“Te voy a dar el capital para que crees tu primera empresa”, me dijo mi abuelo el día que recibí mi grado de magíster en una universidad americana. Me dio un billete de un dólar. Con su humor característico, mi abuelo John Gómez Restrepo nos impartió a mi y a todos quienes tuvimos el honor de compartir las diferentes esferas de su increíble vida, profundas lecciones de emprendimiento. Un dólar es capital suficiente para comenzar una empresa exitosa; más importante que el capital es la idea, la convicción del emprendedor en ella, la creatividad para darle luz, la capacidad de elegir las personas correctas para acompañarlo en su emprendimiento -incluso para dirigirlo-, la perseverancia para superar los obstáculos inevitables del camino y la paciencia para ver el sueño cumplirse.
“¿Cómo van tus negocios, mijita?”, me preguntó hace unos días, a sus 96 gloriosos años. “Bien, Papío”, le contesté. “¿Te gusta lo que estás haciendo?, porque eso es lo más importante”. Sus preguntas siempre iban a lo fundamental: una vez satisfechas las necesidades básicas, si el emprendimiento y el trabajo van a ser parte central de una vida plena y balanceada, la satisfacción personal debe ser la motivación principal. El espíritu creador de mi abuelo ha sido ampliamente comentado.
En mi familia hemos contado 42 empresas conocidas de las que fue fundador; tenemos la fortuna también de conocer historias de sus emprendimientos fallidos, cuentos con los que nos entretenía cuando pequeños para darnos enseñanzas que hoy perduran. Emprendedor serial, tomaba con humor y humildad las lecciones que los negocios menos exitosos le dejaban. Recuerdo en particular una de una empresa de fabricación de cubiertos de mesa, en la que compraron la máquina y la pusieron a funcionar, pero en cada producción los cubiertos volvían a salir al final del proceso sin pulir. Repetían y repetían el proceso hasta que alguien buscó a un ingeniero químico. Resulta que le estaban echando el ácido equivocado (la diferencia en el nombre de los dos ácidos era una letra).
“Por eso hay que estudiar”, me decía. Su reverencia por el conocimiento, que lo llevó a terminar su bachillerato y graduarse con honores como economista en la Universidad de Miami, cuando ya era un exitoso empresario y tenía cinco hijos, demuestra la humildad y el ánimo para aprender con que siempre enfrentó las oportunidades y los retos de su larga vida.
Como empresario, mi abuelo siempre tuvo una visión de Colombia insertada en el panorama mundial, y esa visión amplia enmarcó el sueño, hoy cumplido, de Grupo Familia, verdadera multilatina. Antes de la era, incluso, del fax, John Gómez entendió el desarrollo del mercado colombiano como uno insertado e influenciado por la economía política global.

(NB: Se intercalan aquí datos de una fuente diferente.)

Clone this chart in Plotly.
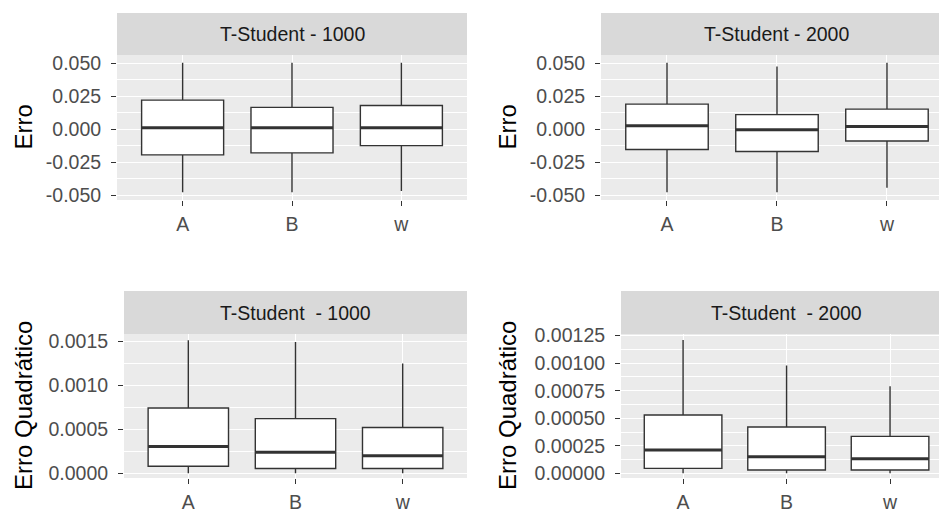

Los apretones de mercado de la economía de la Segunda Guerra Mundial le generaron ideas de negocio en Colombia, el Glasnost y la Perestroika, que tan de cerca vivió, como embajador en la Unión Soviética, le dieron una visión adelantada de un nuevo orden internacional. Como colega economista siempre tuve que estar preparada para responder sobre mi opinión de qué iba a pasar con el dólar, el déficit de Estados Unidos, la Unión Europea, Venezuela y sus efectos para Colombia.
Eran temas que para él tenían natural importancia y con efectos sobre la economía colombiana. Que yo sepa, no tuvo nunca una dirección personal de correo electrónico, pero desde mi infancia recuerdo The Economist y L’express en su habitación, junto con todos los diarios nacionales. Mi abuelo nació en Cisneros, Antioquia, y a pesar de una infancia pobre y dura, construyó un conglomerado empresarial con visión global.
El pasado domingo, en su despedida en Jardines Montesacro de Medellín, recibimos innumerables testimonios del impacto de mi abuelo en la vida de tantos colombianos. El respeto por las personas es el valor fundamental sobre el cual construyó su historia empresarial y el principio rector de su trabajo político y como servidor público. Es una frase sencilla, pero de alto impacto con repercusiones profundas en la manera como hizo los negocios: creación de empleo digno y bien remunerado, el valor de la palabra y la reputación, la construcción de una ética colectiva humanista, la confianza en sus colaboradores como multiplicadores de un legado. Ese mismo principio lo llevó a enfrentarse valerosamente al narcotráfico en Antioquia y a dedicar gran energía a los valores fundacionales del liberalismo.
Hoy más que nunca, cuando mi empresa va a cumplir 10 años de fundada, atesoro ese billete de un dólar que me dio. Simboliza para mí las lecciones de vida que junto con los demás miembros de mi familia, los empleados de sus empresas, sus amigos y conocidos, tuvimos la fortuna de recibir. Descansa en paz un gran hombre y empresario, amable y discreto, orgullo paisa, mentor e inspirador de generaciones.